■ WHAT NEEDS TO BE DONE: Set the listing down again exactly, please, apart from its pictures.

■ DATA:

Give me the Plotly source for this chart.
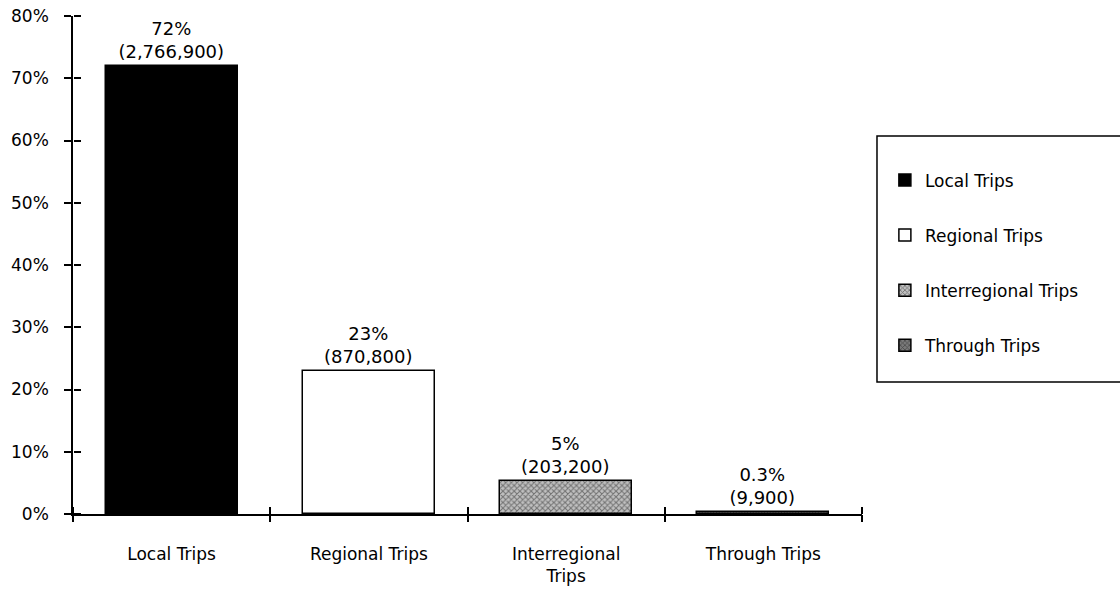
import plotly.graph_objects as go

categories = ["Local Trips", "Regional Trips", "Interregional Trips", "Through Trips"]
tick_labels = ["Local Trips", "Regional Trips", "Interregional<br>Trips", "Through Trips"]
shares = [72, 23, 5.3, 0.3]
trips = [2766900, 870800, 203200, 9900]
pct_labels = ["72%", "23%", "5%", "0.3%"]
y_ticks = [0, 10, 20, 30, 40, 50, 60, 70, 80]
x_positions = [0.5, 1.5, 2.5, 3.5]
x_bounds = [0, 1, 2, 3, 4]

styles = [
    dict(color="#000000", line=dict(color="#000000", width=1.5)),
    dict(color="#ffffff", line=dict(color="#000000", width=1.5)),
    dict(color="#a8a8a8", line=dict(color="#000000", width=1.5),
         pattern=dict(shape="x", size=4, solidity=0.45, fgcolor="#222222", bgcolor="#c0c0c0", fillmode="overlay")),
    dict(color="#555555", line=dict(color="#000000", width=1.5),
         pattern=dict(shape="x", size=4, solidity=0.4, fgcolor="#111111", bgcolor="#7a7a7a", fillmode="overlay")),
]

font_family = "DejaVu Sans, Verdana, sans-serif"

fig = go.Figure()
for i, cat in enumerate(categories):
    fig.add_trace(go.Bar(
        x=[x_positions[i]], y=[shares[i]], width=0.67,
        name=cat, legendgroup=cat,
        marker=styles[i],
        text=[f"{pct_labels[i]}<br>({trips[i]:,})"],
        textposition="outside", cliponaxis=False,
        textfont=dict(size=18, color="black", family=font_family),
    ))

# invisible helper traces so the overlay axes (crossing ticks) are drawn
fig.add_trace(go.Scatter(x=[None], y=[None], xaxis="x2", yaxis="y2",
                         showlegend=False, hoverinfo="skip"))
fig.add_trace(go.Scatter(x=[None], y=[None], xaxis="x3", yaxis="y2",
                         showlegend=False, hoverinfo="skip"))

tick_style = dict(showgrid=False, zeroline=False, tickcolor="black", tickwidth=1.5,
                  ticklen=7, automargin=False)

fig.update_layout(
    width=1120, height=591,
    margin=dict(l=73, r=258, t=16, b=77),
    paper_bgcolor="white", plot_bgcolor="white",
    font=dict(family=font_family, size=18, color="black"),
    bargap=0,
    xaxis=dict(range=[0, 4], tickmode="array", tickvals=x_positions, ticktext=tick_labels,
               ticks="", showline=True, linecolor="black", linewidth=1.5,
               showgrid=False, zeroline=False, automargin=False,
               tickfont=dict(size=17), ticklabelstandoff=24, fixedrange=True),
    yaxis=dict(range=[0, 80], tickmode="array", tickvals=y_ticks,
               ticktext=[f"{v}%" for v in y_ticks], ticks="outside", showline=True,
               linecolor="black", linewidth=1.5,
               tickfont=dict(size=17), ticklabelstandoff=12, **tick_style),
    # bottom-pointing ticks at category boundaries
    xaxis2=dict(range=[0, 4], overlaying="x", anchor="free", position=0, side="bottom",
                tickmode="array", tickvals=x_bounds, ticks="outside", showticklabels=False,
                showline=False, **tick_style),
    # upward-pointing ticks at category boundaries (top-side axis placed at the bottom)
    xaxis3=dict(range=[0, 4], overlaying="x", anchor="free", position=0, side="top",
                tickmode="array", tickvals=x_bounds, ticks="outside", showticklabels=False,
                showline=False, **tick_style),
    # rightward-pointing ticks on the y axis (right-side axis placed at the left)
    yaxis2=dict(range=[0, 80], overlaying="y", anchor="free", position=0, side="right",
                tickmode="array", tickvals=y_ticks, ticks="outside", showticklabels=False,
                showline=False, **tick_style),
    legend=dict(x=1.029, y=0.706, xanchor="left", yanchor="top",
                borderwidth=0, bgcolor="rgba(0,0,0,0)",
                font=dict(size=17, color="black", family=font_family), tracegroupgap=30,
                itemwidth=30, traceorder="grouped"),
    shapes=[dict(type="rect", xref="paper", yref="paper",
                 x0=1.019, x1=1.335, y0=0.2651, y1=0.759,
                 line=dict(color="black", width=1.5), fillcolor="rgba(0,0,0,0)", layer="below")],
)

fig.write_html("out.html")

■ COMPLETE ANSWER:
Give me the Plotly source for this chart.
import plotly.graph_objects as go

categories = ["Local Trips", "Regional Trips", "Interregional Trips", "Through Trips"]
tick_labels = ["Local Trips", "Regional Trips", "Interregional<br>Trips", "Through Trips"]
shares = [72, 23, 5.3, 0.3]
trips = [2766900, 870800, 203200, 9900]
pct_labels = ["72%", "23%", "5%", "0.3%"]
y_ticks = [0, 10, 20, 30, 40, 50, 60, 70, 80]
x_positions = [0.5, 1.5, 2.5, 3.5]
x_bounds = [0, 1, 2, 3, 4]

styles = [
    dict(color="#000000", line=dict(color="#000000", width=1.5)),
    dict(color="#ffffff", line=dict(color="#000000", width=1.5)),
    dict(color="#a8a8a8", line=dict(color="#000000", width=1.5),
         pattern=dict(shape="x", size=4, solidity=0.45, fgcolor="#222222", bgcolor="#c0c0c0", fillmode="overlay")),
    dict(color="#555555", line=dict(color="#000000", width=1.5),
         pattern=dict(shape="x", size=4, solidity=0.4, fgcolor="#111111", bgcolor="#7a7a7a", fillmode="overlay")),
]

font_family = "DejaVu Sans, Verdana, sans-serif"

fig = go.Figure()
for i, cat in enumerate(categories):
    fig.add_trace(go.Bar(
        x=[x_positions[i]], y=[shares[i]], width=0.67,
        name=cat, legendgroup=cat,
        marker=styles[i],
        text=[f"{pct_labels[i]}<br>({trips[i]:,})"],
        textposition="outside", cliponaxis=False,
        textfont=dict(size=18, color="black", family=font_family),
    ))

# invisible helper traces so the overlay axes (crossing ticks) are drawn
fig.add_trace(go.Scatter(x=[None], y=[None], xaxis="x2", yaxis="y2",
                         showlegend=False, hoverinfo="skip"))
fig.add_trace(go.Scatter(x=[None], y=[None], xaxis="x3", yaxis="y2",
                         showlegend=False, hoverinfo="skip"))

tick_style = dict(showgrid=False, zeroline=False, tickcolor="black", tickwidth=1.5,
                  ticklen=7, automargin=False)

fig.update_layout(
    width=1120, height=591,
    margin=dict(l=73, r=258, t=16, b=77),
    paper_bgcolor="white", plot_bgcolor="white",
    font=dict(family=font_family, size=18, color="black"),
    bargap=0,
    xaxis=dict(range=[0, 4], tickmode="array", tickvals=x_positions, ticktext=tick_labels,
               ticks="", showline=True, linecolor="black", linewidth=1.5,
               showgrid=False, zeroline=False, automargin=False,
               tickfont=dict(size=17), ticklabelstandoff=24, fixedrange=True),
    yaxis=dict(range=[0, 80], tickmode="array", tickvals=y_ticks,
               ticktext=[f"{v}%" for v in y_ticks], ticks="outside", showline=True,
               linecolor="black", linewidth=1.5,
               tickfont=dict(size=17), ticklabelstandoff=12, **tick_style),
    # bottom-pointing ticks at category boundaries
    xaxis2=dict(range=[0, 4], overlaying="x", anchor="free", position=0, side="bottom",
                tickmode="array", tickvals=x_bounds, ticks="outside", showticklabels=False,
                showline=False, **tick_style),
    # upward-pointing ticks at category boundaries (top-side axis placed at the bottom)
    xaxis3=dict(range=[0, 4], overlaying="x", anchor="free", position=0, side="top",
                tickmode="array", tickvals=x_bounds, ticks="outside", showticklabels=False,
                showline=False, **tick_style),
    # rightward-pointing ticks on the y axis (right-side axis placed at the left)
    yaxis2=dict(range=[0, 80], overlaying="y", anchor="free", position=0, side="right",
                tickmode="array", tickvals=y_ticks, ticks="outside", showticklabels=False,
                showline=False, **tick_style),
    legend=dict(x=1.029, y=0.706, xanchor="left", yanchor="top",
                borderwidth=0, bgcolor="rgba(0,0,0,0)",
                font=dict(size=17, color="black", family=font_family), tracegroupgap=30,
                itemwidth=30, traceorder="grouped"),
    shapes=[dict(type="rect", xref="paper", yref="paper",
                 x0=1.019, x1=1.335, y0=0.2651, y1=0.759,
                 line=dict(color="black", width=1.5), fillcolor="rgba(0,0,0,0)", layer="below")],
)

fig.write_html("out.html")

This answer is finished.